NLBMDA, in a letter distributed last week by association president Michael O'Brien, made clear its dislike of the bill when O'Brien declared: "All lumber and building material dealers need to be very concerned about this dangerous piece of legislation and be prepared to take action. ... Even if your members of Congress have declared their support for the bill, it is still important to put them on notice that this legislation is a job killer and will hinder our housing recovery."

The bills are now in committees and have yet to come up for hearings. The House approved a similar measure last year but it died in the Senate.

CDW is pushing to keep the bill from ever coming up for a vote in the full Senate. On March 4, it asked EFCA's opponents to urge their senators to oppose every vote regarding EFCA, procedural and otherwise. "It is not enough to say 'I'm against the bill but I'll vote for cloture'," the coalition said in an e-mail to its members. "Cloture may seem like inside baseball, but this isn't complicated to message to our members. A vote for cloture is a vote for EFCA."

President Obama supported EFCA last year when he was a sneator, and his administration is expected to favor the bill again. However, there is much speculation in Washington that Obama will give EFCA lower priority than his efforts to stimulate the economy and reform health care.

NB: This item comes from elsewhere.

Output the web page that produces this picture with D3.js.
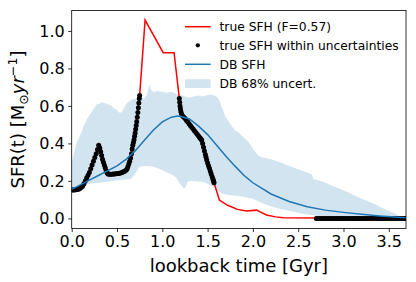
<!DOCTYPE html>
<html><head><meta charset="utf-8">
<script src="https://cdn.jsdelivr.net/npm/d3@7"></script>
<style>body{margin:0;background:#fff}svg{display:block}text{font-family:"DejaVu Sans",sans-serif}</style>
</head><body><svg id="c" width="416" height="282"></svg>
<script>
// ---- data ----
const xTicks = [0.0, 0.5, 1.0, 1.5, 2.0, 2.5, 3.0, 3.5];
const yTicks = [0.0, 0.2, 0.4, 0.6, 0.8, 1.0];
const legendLabels = ["true SFH (F=0.57)", "true SFH within uncertainties", "DB SFH", "DB 68% uncert."];

// true SFH (red)
const trueSFH = [[0,0.152],[0.1,0.163],[0.2,0.25],[0.298,0.39],[0.40,0.237],[0.55,0.244],[0.61,0.262],[0.66,0.345],[0.75,0.655],[0.81,1.058],[1.01,0.884],[1.13,0.884],[1.188,0.64],[1.205,0.57],[1.222,0.548],[1.25,0.534],[1.435,0.418],[1.49,0.311],[1.571,0.19],[1.63,0.098],[1.72,0.07],[1.83,0.048],[1.93,0.04],[2.04,0.044],[2.08,0.035],[2.15,0.018],[2.25,0.008],[2.335,0.003],[3.69,0.0]];

// true SFH points within uncertainties (black dots)
const dotsEarly = [[0,0.152],[0.015,0.152],[0.03,0.152],[0.045,0.153],[0.06,0.154],[0.075,0.156],[0.09,0.16],[0.105,0.165],
 [0.12,0.172],[0.135,0.185],[0.15,0.2],[0.165,0.215],[0.18,0.23],[0.195,0.245],[0.21,0.265],[0.225,0.285],[0.24,0.305],[0.255,0.325],[0.27,0.345],[0.285,0.368],[0.298,0.39],
 [0.31,0.375],[0.32,0.355],[0.33,0.335],[0.34,0.315],[0.35,0.3],[0.36,0.285],[0.37,0.27],[0.38,0.255],[0.39,0.243],[0.40,0.237],
 [0.415,0.236],[0.43,0.236],[0.445,0.236],[0.46,0.237],[0.475,0.237],[0.49,0.238],[0.505,0.239],[0.52,0.24],[0.535,0.242],[0.55,0.244],[0.565,0.247],[0.58,0.25],[0.595,0.255],[0.61,0.262],
 [0.62,0.275],[0.63,0.29],[0.64,0.305],[0.65,0.322],[0.66,0.345],[0.667,0.37],[0.674,0.39],[0.681,0.405],[0.688,0.42],[0.694,0.438],[0.70,0.455],[0.706,0.475],[0.712,0.495],[0.718,0.515],[0.724,0.54],[0.73,0.565],[0.736,0.59],[0.741,0.615],[0.746,0.64],[0.75,0.655]];
const dotsMid = [[1.188,0.64],[1.192,0.62],[1.196,0.60],[1.2,0.585],[1.205,0.57],[1.212,0.558],[1.222,0.548],[1.235,0.541],[1.25,0.534],[1.265,0.524],[1.28,0.515],[1.295,0.505],[1.31,0.496],[1.325,0.486],[1.34,0.477],[1.355,0.467],[1.37,0.458],[1.385,0.449],[1.4,0.44],[1.41,0.433],[1.42,0.427],[1.428,0.422],[1.435,0.418],[1.445,0.40],[1.455,0.38],[1.465,0.36],[1.475,0.341],[1.483,0.326],[1.49,0.311],[1.5,0.296],[1.51,0.281],[1.52,0.267],[1.53,0.252],[1.54,0.237],[1.55,0.222],[1.557,0.212],[1.563,0.204],[1.567,0.197],[1.571,0.19]];
const dotsLate = [[2.70,0],[2.72,0],[2.74,0],[2.76,0],[2.78,0],[2.80,0],[2.82,0],[2.84,0],[2.86,0],[2.88,0],[2.90,0],[2.92,0],[2.94,0],[2.96,0],[2.98,0],[3.00,0],[3.02,0],[3.04,0],[3.06,0],[3.08,0],[3.10,0],[3.12,0],[3.14,0],[3.16,0],[3.18,0],[3.20,0],[3.22,0],[3.24,0],[3.26,0],[3.28,0],[3.30,0],[3.32,0],[3.34,0],[3.36,0],[3.38,0],[3.40,0],[3.42,0],[3.44,0],[3.46,0],[3.48,0],[3.50,0],[3.52,0],[3.54,0],[3.56,0],[3.58,0],[3.60,0],[3.62,0],[3.64,0],[3.66,0],[3.68,0]];

// DB SFH (blue)
const dbSFH = [[0,0.155],[0.1,0.18],[0.2,0.205],[0.3,0.23],[0.4,0.255],[0.5,0.28],[0.6,0.315],[0.7,0.36],[0.8,0.415],[0.9,0.47],[1.0,0.515],[1.1,0.54],[1.17,0.546],[1.2,0.545],[1.3,0.53],[1.4,0.492],[1.5,0.447],[1.6,0.39],[1.7,0.333],[1.8,0.28],[1.9,0.23],[2.0,0.19],[2.2,0.13],[2.4,0.09],[2.6,0.062],[2.8,0.044],[3.0,0.032],[3.2,0.022],[3.4,0.013],[3.69,0.003]];

// DB 68% band
const bandUpper = [[0,0.30],[0.03,0.36],[0.06,0.41],[0.1,0.45],[0.13,0.49],[0.17,0.53],[0.21,0.56],[0.25,0.59],[0.28,0.61],[0.3,0.61],[0.33,0.62],[0.36,0.615],[0.4,0.61],[0.44,0.60],[0.47,0.585],[0.5,0.58],[0.52,0.565],[0.55,0.565],[0.58,0.59],[0.61,0.615],[0.64,0.625],[0.67,0.635],[0.72,0.64],[0.76,0.645],[0.8,0.64],[0.83,0.66],[0.85,0.70],[0.86,0.715],[0.87,0.69],[0.9,0.675],[0.95,0.68],[1.0,0.675],[1.05,0.67],[1.1,0.675],[1.15,0.665],[1.2,0.66],[1.25,0.65],[1.3,0.645],[1.35,0.65],[1.4,0.655],[1.45,0.65],[1.5,0.66],[1.55,0.66],[1.6,0.65],[1.63,0.63],[1.66,0.59],[1.7,0.54],[1.75,0.505],[1.8,0.47],[1.85,0.455],[1.9,0.43],[1.95,0.41],[2.0,0.37],[2.05,0.34],[2.1,0.325],[2.2,0.315],[2.3,0.30],[2.4,0.28],[2.5,0.262],[2.6,0.245],[2.65,0.235],[2.67,0.21],[2.75,0.2],[2.85,0.18],[2.95,0.16],[3.05,0.14],[3.15,0.115],[3.25,0.095],[3.35,0.075],[3.45,0.05],[3.55,0.03],[3.62,0.01],[3.69,0.0]];
const bandLower = [[0,0.15],[0.05,0.165],[0.1,0.175],[0.15,0.18],[0.2,0.185],[0.3,0.19],[0.4,0.195],[0.5,0.203],[0.6,0.207],[0.65,0.21],[0.68,0.225],[0.71,0.245],[0.74,0.27],[0.78,0.28],[0.84,0.28],[0.9,0.275],[0.95,0.268],[1.0,0.258],[1.05,0.245],[1.1,0.235],[1.15,0.22],[1.18,0.195],[1.21,0.175],[1.24,0.158],[1.26,0.17],[1.28,0.195],[1.32,0.2],[1.4,0.197],[1.48,0.19],[1.55,0.172],[1.6,0.15],[1.65,0.135],[1.7,0.128],[1.78,0.122],[1.86,0.118],[1.93,0.112],[2.0,0.105],[2.06,0.092],[2.12,0.078],[2.2,0.065],[2.3,0.05],[2.37,0.044],[2.45,0.035],[2.55,0.025],[2.65,0.018],[2.75,0.01],[2.9,0.004],[3.1,0.001],[3.69,0.0]];

// ---- layout ----
const L = 71.7, R = 406, T = 10.5, B = 228.5;
const x = d3.scaleLinear().domain([0, 3.69]).range([L, R]);
const y = d3.scaleLinear().domain([-0.054, 1.109]).range([B, T]);
const svg = d3.select("#c");
const blue = "#1f77b4";

svg.append("defs").append("clipPath").attr("id","clip").append("rect")
  .attr("x", L).attr("y", T).attr("width", R - L).attr("height", B - T);
const g = svg.append("g").attr("clip-path", "url(#clip)");
const line = d3.line().x(d => x(d[0])).y(d => y(d[1]));

g.append("path").attr("d", line(bandUpper.concat(bandLower.slice().reverse())) + "Z")
  .attr("fill", blue).attr("fill-opacity", 0.2);
g.append("path").attr("d", line(trueSFH)).attr("fill","none").attr("stroke","#ff0000").attr("stroke-width",1.5);
g.selectAll("circle.d").data(dotsEarly.concat(dotsMid, dotsLate)).join("circle")
  .attr("cx", d => x(d[0])).attr("cy", d => y(d[1])).attr("r", 2.5).attr("fill","#000");
g.append("path").attr("d", line(dbSFH)).attr("fill","none").attr("stroke",blue).attr("stroke-width",1.5);

// axes
const xa = svg.append("g").attr("transform", `translate(0,${B})`)
  .call(d3.axisBottom(x).tickValues(xTicks).tickFormat(d3.format(".1f")).tickSize(3.5).tickPadding(3.5));
const ya = svg.append("g").attr("transform", `translate(${L},0)`)
  .call(d3.axisLeft(y).tickValues(yTicks).tickFormat(d3.format(".1f")).tickSize(3.5).tickPadding(3.5));
[xa, ya].forEach(a => {
  a.select(".domain").remove();
  a.selectAll("line").attr("stroke","#000").attr("stroke-width",0.8);
  a.selectAll("text").attr("font-size",16).attr("fill","#000").attr("font-family","DejaVu Sans");
});
svg.append("rect").attr("x",L).attr("y",T).attr("width",R-L).attr("height",B-T)
  .attr("fill","none").attr("stroke","#000").attr("stroke-width",0.8);

// axis labels
svg.append("text").attr("x",(L+R)/2).attr("y",272).attr("text-anchor","middle")
  .attr("font-size",18).text("lookback time [Gyr]");
const yl = svg.append("text").attr("transform",`translate(24,${(T+B)/2}) rotate(-90)`)
  .attr("text-anchor","middle").attr("font-size",18);
yl.append("tspan").text("SFR(t) [M");
yl.append("tspan").attr("font-size",12.6).attr("dy",3.5).text("\u2299");
yl.append("tspan").attr("dy",-3.5).attr("font-style","italic").text("yr");
yl.append("tspan").attr("font-size",12.6).attr("dy",-7).text("\u22121");
yl.append("tspan").attr("dy",7).text("]");

// legend
const lg = svg.append("g");
const lx0 = 185, lx1 = 210.7, tx = 219.5, rows = [26.7, 45.3, 64.3, 83.6];
lg.append("line").attr("x1",lx0).attr("x2",lx1).attr("y1",rows[0]).attr("y2",rows[0]).attr("stroke","#ff0000").attr("stroke-width",1.5);
lg.append("circle").attr("cx",(lx0+lx1)/2).attr("cy",rows[1]).attr("r",2.1).attr("fill","#000");
lg.append("line").attr("x1",lx0).attr("x2",lx1).attr("y1",rows[2]).attr("y2",rows[2]).attr("stroke",blue).attr("stroke-width",1.5);
lg.append("rect").attr("x",lx0).attr("y",rows[3]-4.4).attr("width",lx1-lx0).attr("height",8.8).attr("fill",blue).attr("fill-opacity",0.2);
legendLabels.forEach((s,i) => lg.append("text").attr("x",tx).attr("y",rows[i]+4.4).attr("font-size",12.3).text(s));
</script></body></html>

Even if EFCA gets through Congress, the battle might not end there. The Orlando Business Journalreports that Florida House Majority Leader Adam Hasner, R-Delray Beach, is seeking a state constitutional amendment guaranteeing the right to a secret ballot for all types of elections, including those forming a union. The resolution last week passed one committee, but must pass both the full state House and Senate before it can be presented to voters for approval, the newspaper said.